Clear Channel Rules the World

How a small chain of once-struggling radio stations grew into a giant of the media/entertainment complex

But there are many other facets of Clear Channel's corporate personality. The company continues to branch out, forging a presence in everything from theater to photography exhibits to halftime shows at sporting events. And it has a syndication arm that produces the Rush Limbaugh and Dr. Laura Schlessinger programs.

In fact, there is a political bent to the company that has been quite conservative. After 9/11, for example, a widely circulated memo contained a list of suggested songs that station managers might want to consider too sensitive for listeners, including "Imagine" and "Peace Train." (During the controversy that followed, the company claimed that the list reflected the opinions of the executives who compiled it and did not constitute an official company blacklist.) After the U.S. invasion of Iraq, a number of Clear Channel stations sponsored "Support the Troops" rallies that critics called naked pro-war endorsements of the Bush administration.
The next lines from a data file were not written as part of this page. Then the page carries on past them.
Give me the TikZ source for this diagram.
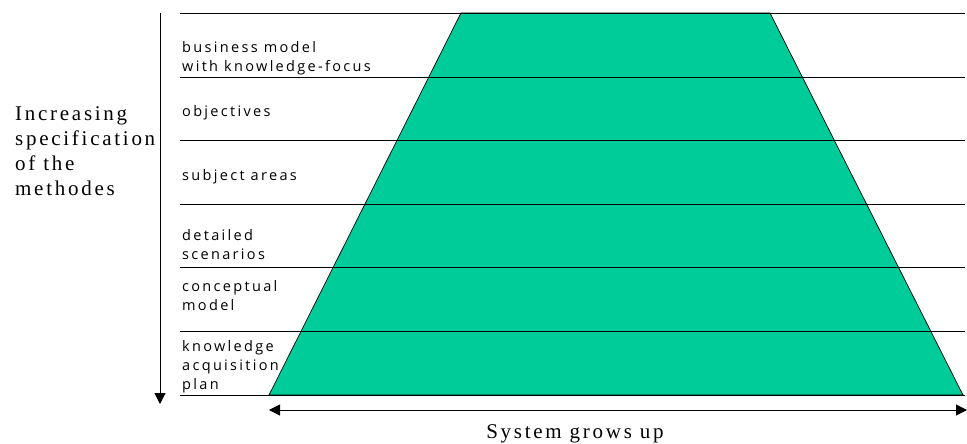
\documentclass[tikz,border=0pt]{standalone}
\usepackage{fontspec}
\usetikzlibrary{arrows.meta}
\newfontfamily\labfont{Open Sans}[LetterSpace=16]
\newfontfamily\serfont{Liberation Serif}[LetterSpace=13]
\definecolor{trapgreen}{HTML}{00CC99}
\begin{document}
\begin{tikzpicture}[x=1pt,y=-1pt,
  levelline/.style={draw=black, line width=0.9pt},
  lab/.style={anchor=base west, inner sep=0pt, align=left, font=\labfont\fontsize{14.5}{19}\selectfont},
  sertext/.style={inner sep=0pt, align=left, font=\serfont\fontsize{21}{25}\selectfont},
  bigarrow/.style={line width=1pt, -{Triangle[length=11pt,width=11pt]}},
  dblarrow/.style={line width=1pt, {Triangle[length=11pt,width=11pt]}-{Triangle[length=11pt,width=11pt]}}
]
\useasboundingbox (0,0) rectangle (967,444);
% trapezoid
\coordinate (tl) at (461,13);
\coordinate (tr) at (770,13);
\coordinate (br) at (963,395);
\coordinate (bl) at (269,395);
\filldraw[fill=trapgreen, draw=black, line width=0.7pt] (tl) -- (tr) -- (br) -- (bl) -- cycle;
% level lines
\foreach \y/\n in {13/a,77/b,140/c,204/d,267/e,331/f,395/g}{
  \coordinate (L\n) at (180,\y);
  \coordinate (R\n) at (965,\y);
  \draw[levelline] (L\n) -- (R\n);
}
% vertical arrow
\coordinate (vtop) at (160,13);
\coordinate (vbot) at (160,404);
\draw[bigarrow] (vtop) -- (vbot);
% horizontal arrow
\coordinate (hl) at (269,410);
\coordinate (hr) at (967,410);
\draw[dblarrow] (hl) -- (hr);
% labels (anchored at the baseline of the last line)
\node[lab] (l1) at (182,72) {business model\\with knowledge-focus};
\node[lab] (l2) at (182,117) {objectives};
\node[lab] (l3) at (182,180) {subject areas};
\node[lab] (l4) at (182,259) {detailed\\scenarios};
\node[lab] (l5) at (182,310) {conceptual\\model};
\node[lab] (l6) at (182,389) {knowledge\\acquisition\\plan};
\node[sertext, anchor=base west] (side) at (15,195) {Increasing\\specification\\of the\\methodes};
\node[sertext, anchor=base] (grow) at (575,438) {System grows up};
\end{tikzpicture}
\end{document}
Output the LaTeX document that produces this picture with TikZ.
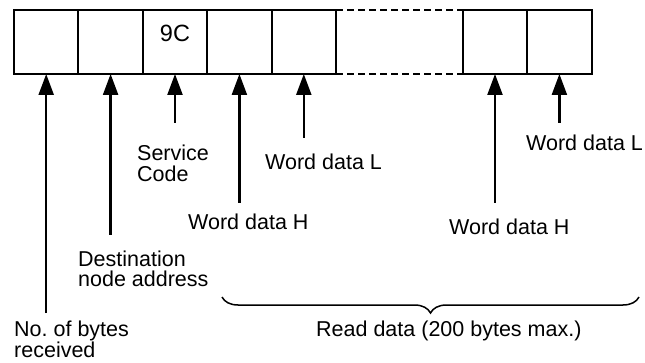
\documentclass[tikz,border=0pt]{standalone}
\usepackage{fontspec}
\setmainfont{Liberation Sans}
\usetikzlibrary{arrows.meta,decorations.pathreplacing}

\begin{document}
\begin{tikzpicture}[x=1pt,y=-1pt,>={Triangle[length=21pt,width=15pt]},
  cell/.style={draw,line width=2pt,minimum width=64.4pt,minimum height=64pt,inner sep=0pt,outer sep=0pt},
  lbl/.style={anchor=base west,align=left,inner sep=0pt,font=\fontsize{21.5}{20.5}\selectfont},
  ptr/.style={->,line width=2.3pt}]
  \useasboundingbox (0,0) rectangle (645,363);
  % response frame
  \foreach \i/\x in {1/46.2,2/110.6,3/175,4/239.4,5/303.8,6/495,7/559.4}
    \node[cell] (b\i) at (\x,42) {};
  \draw[line width=2pt,dash pattern=on 7pt off 4pt]
    (b5.north east) -- (b6.north west) (b5.south east) -- (b6.south west);
  \node[anchor=base,inner sep=0pt,font=\fontsize{23.5}{23.5}\selectfont] (code) at (175,42) {9C};
  % labels (base = last line)
  \node[lbl] (nob) at (14,357) {No.\ of bytes\\received};
  \node[lbl] (dst) at (78,287) {Destination\\node address};
  \node[lbl] (svc) at (137,181.5) {Service\\Code};
  \node[lbl] (wdh1) at (188,230) {Word data H};
  \node[lbl] (wdl1) at (265,170) {Word data L};
  \node[lbl] (wdh2) at (449,235) {Word data H};
  \node[lbl] (wdl2) at (526,150.7) {Word data L};
  \node[lbl] (rd) at (316,336) {Read data (200 bytes max.)};
  % pointers
  \coordinate (t1) at (46.2,313);
  \coordinate (t2) at (110.6,235);
  \coordinate (t3) at (175,123);
  \coordinate (t4) at (239.4,203);
  \coordinate (t5) at (303.8,138);
  \coordinate (t6) at (495,203);
  \coordinate (t7) at (559.4,123);
  \foreach \i in {1,...,7} {\draw[ptr] (t\i) -- (b\i.south);}
  % read data span
  \draw[line width=1.5pt,decorate,decoration={brace,mirror,amplitude=16pt}]
    (222,297) -- (639,297);
\end{tikzpicture}
\end{document}
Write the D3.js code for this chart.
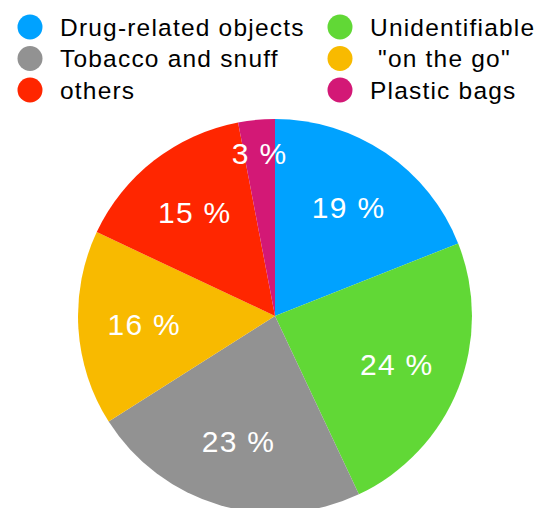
<!DOCTYPE html>
<html>
<head>
<meta charset="utf-8">
<script src="https://cdn.jsdelivr.net/npm/d3@7"></script>
<style>
  body { margin: 0; background: #fff; }
  text { font-family: "Liberation Sans", Arial, Helvetica, sans-serif; }
</style>
</head>
<body>
<div id="chart"></div>
<script>
const categories = ["Drug-related objects", "Unidentifiable", "Tobacco and snuff", " \"on the go\"", "others", "Plastic bags"];
const values = [19, 24, 23, 16, 15, 3];
const colors = ["#00A2FF", "#61D836", "#929292", "#F8BA00", "#FF2600", "#D31876"];

const w = 549;
const h = 508;
const cx = 275;
const cy = 316;
const r = 197;

const svg = d3.select("#chart")
              .append("svg")
              .attr("width", w)
              .attr("height", h);

const color = d3.scaleOrdinal().domain(categories).range(colors);

// legend, two columns
const colX = [30, 340];
const legend = svg.selectAll(".legend")
                  .data(categories)
                  .enter()
                  .append("g")
                  .attr("class", "legend")
                  .attr("transform", (d, i) => "translate(" + colX[i % 2] + ", " + (27 + Math.floor(i / 2) * 31.5) + ")");

legend.append("circle")
      .attr("r", 12.5)
      .attr("fill", (d) => color(d));

legend.append("text")
      .attr("x", 30)
      .attr("dy", "0.36em")
      .attr("font-size", 24.5)
      .attr("letter-spacing", 1.2)
      .attr("fill", "#000")
      .style("white-space", "pre")
      .text((d) => d);

// pie
const pie = d3.pie().sort(null).value((d) => d.value);
const data = categories.map((c, i) => ({ name: c, value: values[i] }));
const arc = d3.arc().innerRadius(0).outerRadius(r);

const g = svg.append("g").attr("transform", "translate(" + cx + ", " + cy + ")");

g.selectAll("path")
 .data(pie(data))
 .enter()
 .append("path")
 .attr("d", arc)
 .attr("fill", (d) => color(d.data.name));

g.selectAll(".label")
 .data(pie(data))
 .enter()
 .append("text")
 .attr("class", "label")
 .attr("transform", (d) => {
   const lr = d.data.value < 5 ? r * 0.83 : r * 0.665;
   const c = d3.arc().innerRadius(lr).outerRadius(lr).centroid(d);
   return "translate(" + c[0] + ", " + c[1] + ")";
 })
 .attr("text-anchor", "middle")
 .attr("dy", "0.35em")
 .attr("font-size", 30)
 .attr("letter-spacing", 1.3)
 .attr("fill", "#fff")
 .text((d) => d.data.value + " %");
</script>
</body>
</html>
Additionally, the company, which does not have its own news division, recently dropped its affiliation with ABC News Radio and partnered with Fox News to air hourly updates on some stations.

The company's founder, L. Lowry Mays, is a close friend of the Bush family and has maintained professional and political ties with both Bush the elder and the son. When George W. was the governor of Texas, Mays was appointed to the state's technology council in 1996; he later contributed $51,000 to Bush's reelection campaign in 1998. Between 2000 and 2002, entities associated with Clear Channel--through PACs, soft money, and individual contributions--forked over $1 million to political campaigns, with 75 percent going to Republican candidates.

"You're dealing with a super-large tastemaker who can make or break people more than any other company in any industry," says Mick Spence, a Minneapolis entertainment lawyer. "'Tastemaker' has a positive connotation most of the time, but in this case, it's all determined on marketability of any product. That's what Clear Channel does."

"We're a big company, and you have the good and the bad," counters Dan Seeman, the vice president and general manager for Clear Channel Radio Minneapolis-St. Paul. "It's frustrating, because a lot of the perception is myth." Still, he allows, "We have a lot of resources, and we take advantage of those resources."

The company's critics are legion, including a number of high-profile media personalities. In early 2004, Howard Stern, the self-proclaimed King of All Media, was dropped from six Clear Channel stations on the grounds of profane language. Stern countered that the real reason he was dropped is that he turned against George W. Bush just as the presidential campaign was kicking into high gear. Stern, who was once a Bush supporter, repeatedly railed against the president for the war in Iraq, and against FCC chairman Michael Powell, a Bush appointee who had levied hundreds of thousands of dollars in fines against stations that carried Stern.

In November, post-election, Stern appeared on the David Letterman show, ostensibly to promote his impending move off the airwaves and onto satellite radio. But instead, Stern repeatedly talked about the threat to the First Amendment in the current era, one in which he says he cannot do or say things on the air that he did 20 years ago.

"I'm doing this because of Clear Channel," Stern told Letterman about moving to satellite. "There's nowhere else to do my radio program."

 

Clear Channel started humbly enough, when Texas A&M alum Mays bought KEEZ-FM in San Antonio in 1972. Mays, an ex-Air Force officer who was deeply entrenched in Texas Republican circles as an investment banker, ponied up $125,000 to buy the station.

His co-investor was a local used-car salesman by the name of B.J. "Red" McCombs. In 1975, the pair bought WOAI-AM, one of the old-school 50,000-watt behemoths of the AM dial, a station whose signal could be heard at night hundreds or even thousands of miles away--a "clear channel" station by virtue of its exclusive control of the frequency on which it broadcast.

In 1958, McCombs opened his first car dealership in San Antonio and saw it rack up the sixth-highest sales in the country in its very first year. He bought and sold several sports franchises, and along the way emerged as a major player in Texas oil and real estate. Among his friends is President George Bush I.

Each time a McCombs business move paid dividends, he and Mays went on a shopping spree. The pair accrued a broadcasting mini-empire by snatching up financially fumbling stations and turning them into moneymakers. They did this mostly by changing the formats to religious or all-news programming. In 1988, the duo bought its first television station; at the time, they also owned six AM stations and six FM stations in seven cities.

In 1992 the FCC relaxed ownership regulations. Soon after, the FCC increased the number of television stations a media company could own. By the mid-1990s, Clear Channel Communications owned 43 radio and 16 TV stations.

Then came the Telecommunications Act of 1996. On its face, the bill was supposed to loosen regulations regarding access to telephone lines. Additionally, the new law was to open up restrictions on who could provide digital television services.

Tucked into the bill, however, was a provision that would further expand the number of radio stations a broadcast company could own in one market, and essentially do away with any limits on ownership nationwide. It allowed for a broadcaster to own as many as eight stations on either the AM or FM frequencies in a single market.